Однако в действительности эдипальный путь ведет к разлуке, а не к возвращению, и романная фантазия «Холодного дома» свидетельствует о неизбежном провале понятой столь проблематично личной траектории. Попытка воссоединения предпринимается с двух разных сторон, соответствующих устройству разделенного повествования. Это воссоединение мыслится сразу и как экзорцизм (призванный вызвать внутреннее наружу), и как сыскное расследование (ведущее от внешних улик к внутренней истине). Первое происходит, когда Эстер обследует себя во время болезни; так у нее появляются шрамы, обозначающие, кроме прочего, момент проявления внутренней греховности. Второе мы наблюдаем в действиях сыщика Баккета, выслеживающего Эстер в ходе поисков ее матери. Именно расследование Баккета, сообщенное нам всеведущим рассказчиком, должно сделать Эстер видимой в большом мире. Однако остается неясным, удастся ли рассказчику – при посредстве сыщика – кульминационный акт обнаружения Эстер; о неудаче этого акта роман, прячущий свои раны от наносящей их полиции, точно так же умалчивает. В главе 56 Баккет входит в Холодный дом и узнает, что Эстер спит наверху. В главе 57 мы снова оказываемся в автобиографии Эстер, встречающей сыщика после того, как ее «разбудили» («aroused»)[487]

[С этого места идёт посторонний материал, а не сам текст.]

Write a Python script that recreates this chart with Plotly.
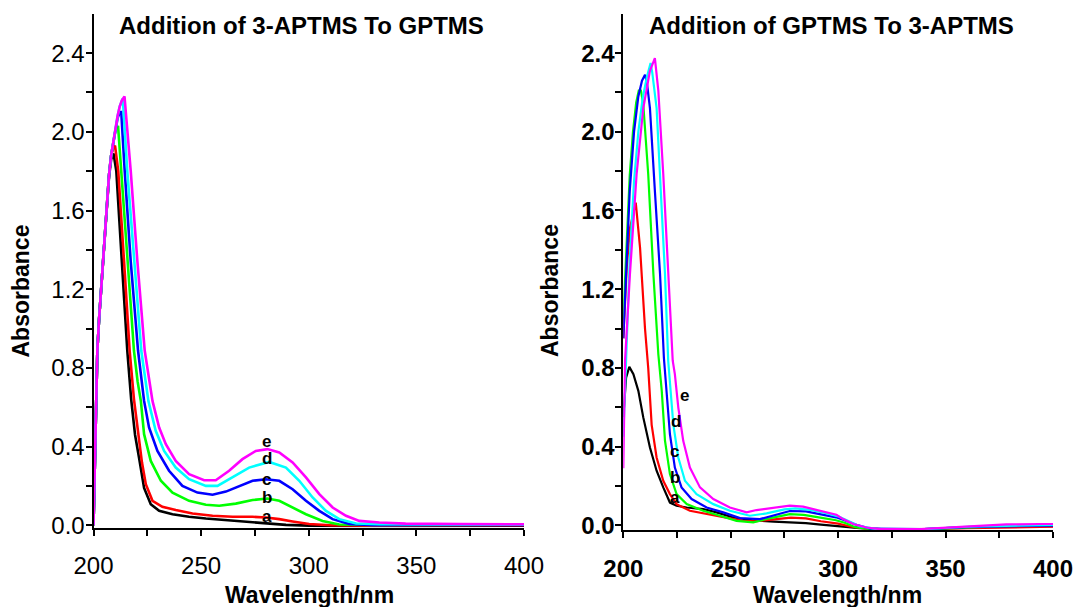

. Ни сыщик, ни повествователь не проникают в спальню Эстер. Ее сексуальность – что бы ее ни разбудило – так и не выходит на свет, и Эстер в своем нарциссизме остается вне повествовательного сообщества.Онтологическая проблема романа состоит, таким образом, в предпосылке (которую критики вменяли психоанализу) о том, что излечение неизбежно опирается на патриархальную власть, врывающуюся в спальню женщины. Согласно работе Фрейда «Ребенка бьют», вуайеристская самозащита мастурбационной фантазии ребенка об избиении (которую можно передать формулой «Ребенка бьют [я смотрю]») порождает дополнительный уровень неосознанной фантазии, в которой субъект оказывается в роли избиваемого объекта. Выстраивание этой более глубинной фантазии и составляет работу психоанализа[488]
. Поскольку романному сыску не удается перевести Эстер из роли вуайера в роль тела-объекта (или из роли повествователя в роль члена сообщества), ее историю можно понять как неудачный психоанализ. Однако не приходится ставить в вину Эстер ее закрытость – точно так же как сложно было бы приветствовать повествовательное всеведение или обретение общности, построенные на изнасиловании. С точки зрения Эстер, психическое развитие напоминает работу Канцлерского суда (сулящего юридическое разрешение проблем, но не способного достичь его) и вмешательство сыщика (чьи откровения имеют двойственное значение и к тому же запаздывают). Финальная картина романа обнаруживает устойчивость навязчивых повторений, едва маскирующих угрозу инцеста и эдипального гнева. Лежащая в основе текста система права одновременно требует психического и повествовательного финала и вместе с тем исключает его. Достижению зрелой сексуальности препятствуют пульсации закона, происходящие из этих противоречий и призванные разрешить их. Это едва ли не главный парадокс толкований семьи и права в раннем английском реалистическом романе с его эдипальным подтекстом, интересом к полицейским операциям и разнообразными сценариями изнасилования[489]. Обретение телесности и видимости в глазах реалистического повествователя оказывается эквивалентом изнасилования; протестантский индивидуализм исключает общественное единство; самопознание и самодифференциация (с помощью шрамов или другими путями) превращают человека в субъект права, подлежащий полицейскому надзору; а настойчивое ожидание повествовательного – гетеросексуального – финала только подтверждает неполное исправление ранних эдипальных преступлений.В «Братьях Карамазовых» судебное дело завершается блистательным провалом: сыщики неверно понимают улики, присяжные ошибаются и признают виновным не того брата. Не лучше в этой ситуации обстоит дело и с семьями. Сами братья, выросшие у разных родственников, едва знакомы, к тому же их на одного больше, чем думают. Их отец, Федор Павлович, был женат дважды, вожделеет чужую содержанку, а жизнь проводит в разврате. Многие другие семьи в романе столь же близки к распаду.